Title

Perceived effectiveness of hall director leadership style on the satisfaction of resident assistants in Mississippi

Date of Award

2009

Degree Type

Dissertation

Degree Name

Doctor of Philosophy (PhD)

Department

Educational Studies and Research

First Advisor

W. Lee Pierce

Advisor Department

Educational Studies and Research

Abstract

The purpose of this study was to ascertain which leadership style correlates most with RA satisfaction in residence halls at three public universities in Mississippi. When satisfied, RAs will be more efficient in their roles and this will transfer to students residing in the halls. As a result more students in the residence halls will become more satisfied with their living environment and residence hall experience. Schroeder and Mable (1994) have stated that residence halls lack strong internal direction and a solution to this problem is to encourage the development of effective leadership skills.

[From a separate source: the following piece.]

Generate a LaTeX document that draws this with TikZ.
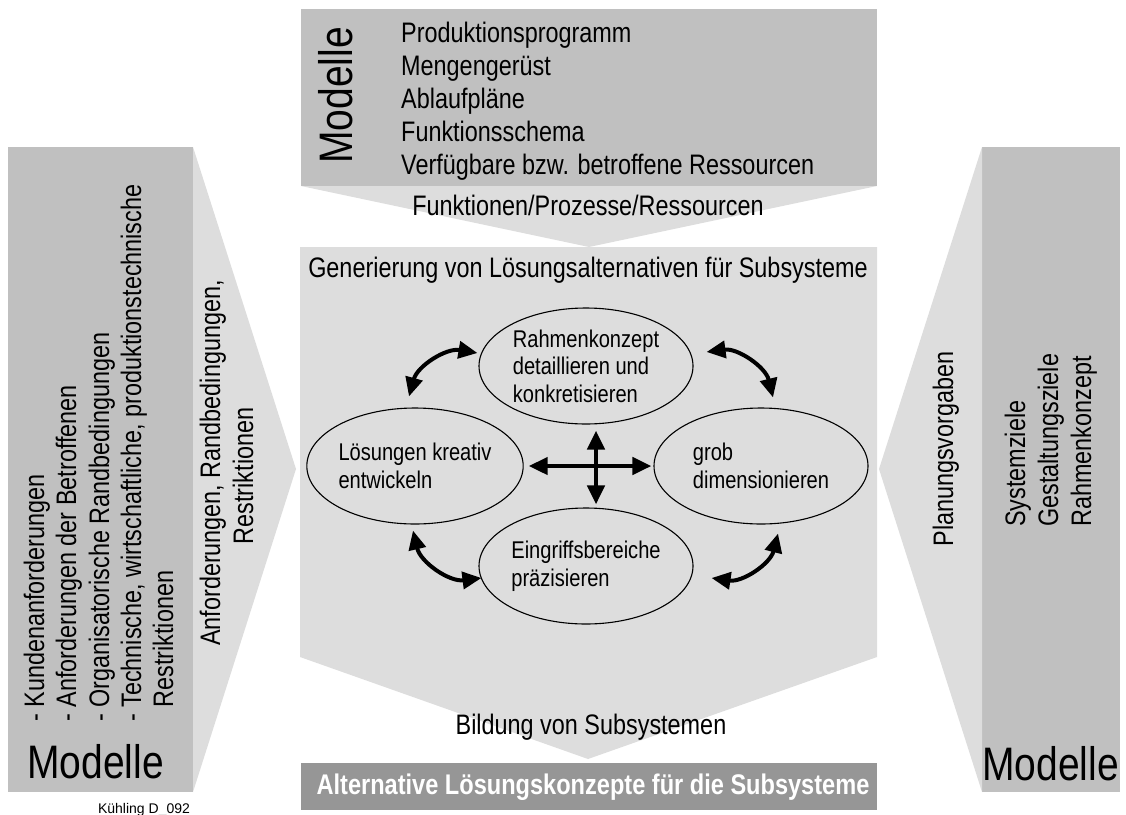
\documentclass[tikz,border=0pt]{standalone}
\usepackage{fontspec}
\setmainfont{Liberation Sans}[FakeStretch=0.83]
\newfontfamily\plainfont{Liberation Sans}
\usepackage{tikz}
\usetikzlibrary{calc}
\usetikzlibrary{positioning}
\usetikzlibrary{shapes.geometric}
\usetikzlibrary{arrows.meta}

\definecolor{boxgray}{RGB}{192,192,192}
\definecolor{flowgray}{RGB}{221,221,221}
\definecolor{resgray}{RGB}{150,150,150}

\begin{document}
\begin{tikzpicture}[x=1pt,y=-1pt,>={Triangle[length=19pt,width=17pt]},
        every node/.style={font=\fontsize{28.2}{33}\selectfont, inner sep=0pt},
        txt/.style={anchor=base west},
        vtxt/.style={rotate=90, anchor=base west},
        big/.style={font=\fontsize{47}{47}\selectfont},
        phaseell/.style={draw, line width=1.1pt, ellipse, minimum width=214pt, minimum height=116pt,
                align=left, font=\fontsize{24.2}{27.5}\selectfont},
        cyclearrow/.style={<->, line width=4pt},
        crossarrow/.style={<->, line width=4.5pt}]
        \useasboundingbox (0,0) rectangle (1126,814);

        % Kaesten und Blockpfeile
        \fill[boxgray] (8,147) rectangle (193,792);
        \fill[boxgray] (982,147) rectangle (1120,792);
        \fill[boxgray] (301,9) rectangle (877,186);
        \fill[resgray] (301,763) rectangle (877,810);
        \fill[flowgray] (193,147) -- (296,469) -- (193,792) -- cycle;
        \fill[flowgray] (982,147) -- (879,469) -- (982,792) -- cycle;
        \fill[flowgray] (301,186) -- (877,186) -- (589,247) -- cycle;
        \fill[flowgray] (300,247) -- (877,247) -- (877,657) -- (588,759) -- (300,657) -- cycle;

        % oben
        \node[vtxt, big] (mtop) at (352,164) {Modelle};
        \foreach \txt [count=\i] in {Produktionsprogramm, Mengengerüst, Ablaufpläne,
                Funktionsschema, Verfügbare bzw. betroffene Ressourcen}
        \node[txt] (top\i) at (401,9+33*\i) {\txt};
        \node[anchor=base] (fpr) at (588,215) {Funktionen/Prozesse/Ressourcen};

        % links
        \node[vtxt] (kund) at (44,722) {- Kundenanforderungen};
        \node[vtxt] (betr) at (76,722) {- Anforderungen der Betroffenen};
        \node[vtxt] (orga) at (109,722) {- Organisatorische Randbedingungen};
        \node[vtxt] (tech) at (141,722) {- Technische, wirtschaftliche, produktionstechnische};
        \node[vtxt] (restr) at (173,722) {\phantom{- }Restriktionen};
        \node[txt, big] (mleft) at (27,778) {Modelle};
        \node[anchor=base, font=\plainfont\fontsize{14}{14}\selectfont] (ref) at (144,813) {Kühling D\_092};
        \node[vtxt, anchor=base] (anf) at (220,463) {Anforderungen, Randbedingungen,};
        \node[vtxt, anchor=base] (anfr) at (253,476) {Restriktionen};

        % rechts
        \node[vtxt, anchor=base] (plan) at (953,449) {Planungsvorgaben};
        \node[vtxt] (sysz) at (1025,527) {Systemziele};
        \node[vtxt] (gest) at (1058,527) {Gestaltungsziele};
        \node[vtxt] (rahm) at (1091,527) {Rahmenkonzept};
        \node[txt, big] (mright) at (982,780) {Modelle};

        % Mitte
        \node[anchor=base] (gen) at (588,277) {Generierung von Lösungsalternativen für Subsysteme};
        \node[phaseell] (rk) at (586,366) {Rahmenkonzept\\detaillieren und\\konkretisieren};
        \node[phaseell] (loes) at (415,466) {Lösungen kreativ\\entwickeln};
        \node[phaseell] (grob) at (761,466) {grob\\dimensionieren};
        \node[phaseell] (ein) at (586,566) {Eingriffsbereiche\\präzisieren};

        \draw[cyclearrow] ([shift={(-6,-11)}]loes.north) to[bend left=42] ([shift={(-1,-13)}]rk.west);
        \draw[cyclearrow] ([shift={(13,-14)}]rk.east) to[bend left=42] ([shift={(12,-10)}]grob.north);
        \draw[cyclearrow] ([shift={(-2,6)}]loes.south) to[bend right=42] ([shift={(3,12)}]ein.west);
        \draw[cyclearrow] ([shift={(18,12)}]ein.east) to[bend right=42] ([shift={(17,9)}]grob.south);
        \draw[crossarrow] ([xshift=5]loes.east) -- ([xshift=-2]grob.west);
        \draw[crossarrow] ([shift={(10,6)}]rk.south) -- ([shift={(10,-3)}]ein.north);

        % unten
        \node[anchor=base] (bild) at (591,734) {Bildung von Subsystemen};
        \node[anchor=base, text=white, font=\bfseries\fontsize{28.4}{30}\selectfont] (alt) at (593,794)
                {Alternative Lösungskonzepte für die Subsysteme};
\end{tikzpicture}
\end{document}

Instead of addressing the lack of strong leadership skills in the residence halls, some residence life departments across the United States have decided to invest in facilities and amenities. This focus has been made very apparent with the demolition of older buildings, the building of state of the art facilities, and the addition of amenities such as computer controlled washers. From the results of the overall regression, there is a positive relationship between transformational leadership sub-scores and RA satisfaction. The null hypothesis was rejected. There is also a positive relationship between some transactional leadership sub-scores and RA satisfaction causing the null to be rejected. However, there was no positive relationship between laissez-faire/passive avoidant leadership. As a result the researcher failed to reject the null hypothesis.